Large Volatility Matrix Inference via Combining Low-Frequency and High-Frequency Approaches

Abstract

It is increasingly important in financial economics to estimate volatilities of asset returns. However, most of the available methods are not directly applicable when the number of assets involved is large, due to the lack of accuracy in estimating high-dimensional matrices. Therefore it is pertinent to reduce the effective size of volatility matrices in order to produce adequate estimates and forecasts. Furthermore, since high-frequency financial data for different assets are typically not recorded at the same time points, conventional dimension-reduction techniques are not directly applicable. To overcome those difficulties we explore a novel approach that combines high-frequency volatility matrix estimation together with low-frequency dynamic models. The proposed methodology consists of three steps: (i) estimate daily realized covolatility matrices directly based on high-frequency data, (ii) fit a matrix factor model to the estimated daily covolatility matrices, and (iii) fit a vector autoregressive model to the estimated volatility factors. We establish the asymptotic theory for the proposed methodology in the framework that allows sample size, number of assets, and number of days go to infinity together.

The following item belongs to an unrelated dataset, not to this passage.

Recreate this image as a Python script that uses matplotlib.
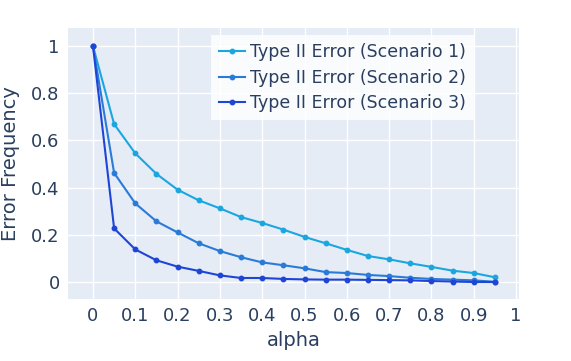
import matplotlib.pyplot as plt
import numpy as np

alpha = [0, 0.05, 0.1, 0.15, 0.2, 0.25, 0.3, 0.35, 0.4, 0.45,
         0.5, 0.55, 0.6, 0.65, 0.7, 0.75, 0.8, 0.85, 0.9, 0.95]
scenario_1 = [1.0, 0.669, 0.545, 0.458, 0.391, 0.346, 0.312, 0.275, 0.250, 0.222,
              0.191, 0.164, 0.136, 0.110, 0.096, 0.079, 0.064, 0.048, 0.038, 0.020]
scenario_2 = [1.0, 0.462, 0.333, 0.257, 0.210, 0.164, 0.131, 0.105, 0.083, 0.071,
              0.058, 0.042, 0.038, 0.030, 0.025, 0.018, 0.013, 0.010, 0.007, 0.001]
scenario_3 = [1.0, 0.227, 0.138, 0.092, 0.065, 0.047, 0.028, 0.017, 0.017, 0.013,
              0.011, 0.010, 0.010, 0.009, 0.008, 0.007, 0.004, 0.002, 0.0, 0.0]
names = ["Type II Error (Scenario 1)", "Type II Error (Scenario 2)", "Type II Error (Scenario 3)"]
colors = ["#1AA7E0", "#2A7BD8", "#1F45D6"]

text_col = "#2a3f5f"
fig = plt.figure(figsize=(5.71, 3.61), dpi=100)
ax = fig.add_axes([68 / 571, 1 - 299 / 361, (519 - 68) / 571, (299 - 28) / 361])
ax.set_facecolor("#E5ECF6")

for ys, name, c in zip([scenario_1, scenario_2, scenario_3], names, colors):
    ax.plot(alpha, ys, color=c, lw=1.5, marker="o", ms=3.2, label=name, zorder=3)

ax.set_xlim(-0.059, 1.007)
ax.set_ylim(-0.072, 1.076)
xt = np.round(np.arange(0, 1.01, 0.1), 1)
yt = np.round(np.arange(0, 1.01, 0.2), 1)
ax.set_xticks(xt)
ax.set_xticklabels(["0" if v == 0 else ("1" if v == 1 else f"{v:g}") for v in xt])
ax.set_yticks(yt)
ax.set_yticklabels(["0" if v == 0 else ("1" if v == 1 else f"{v:g}") for v in yt])
ax.grid(color="white", lw=1)
ax.set_axisbelow(True)
for s in ax.spines.values():
    s.set_visible(False)
ax.tick_params(length=0, labelsize=13, colors=text_col, pad=6)
ax.set_xlabel("alpha", fontsize=14, color=text_col, labelpad=4)
ax.set_ylabel("Error Frequency", fontsize=14, color=text_col, labelpad=8)

leg = ax.legend(loc="upper left", bbox_to_anchor=(211 / 571, 1 - 35 / 361),
                bbox_transform=fig.transFigure, fontsize=12.5, frameon=True,
                fancybox=False, borderaxespad=0, handlelength=1.5, handletextpad=0.3,
                labelspacing=0.45, borderpad=0.45)
leg.get_frame().set_facecolor((1, 1, 1, 0.5))
leg.get_frame().set_edgecolor("none")
for t in leg.get_texts():
    t.set_color(text_col)

fig.savefig("out.png", dpi=100)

Our theory shows that the relevant eigenvalues and eigenvectors can be consistently estimated. We illustrate the methodology with the high-frequency price data on several hundreds of stocks traded in Shenzhen and Shanghai Stock Exchanges over a period of 177 days in 2003. Our approach pools together the strengths of modeling and estimation at both intra-daily (high-frequency) and inter-daily (low-frequency) levels.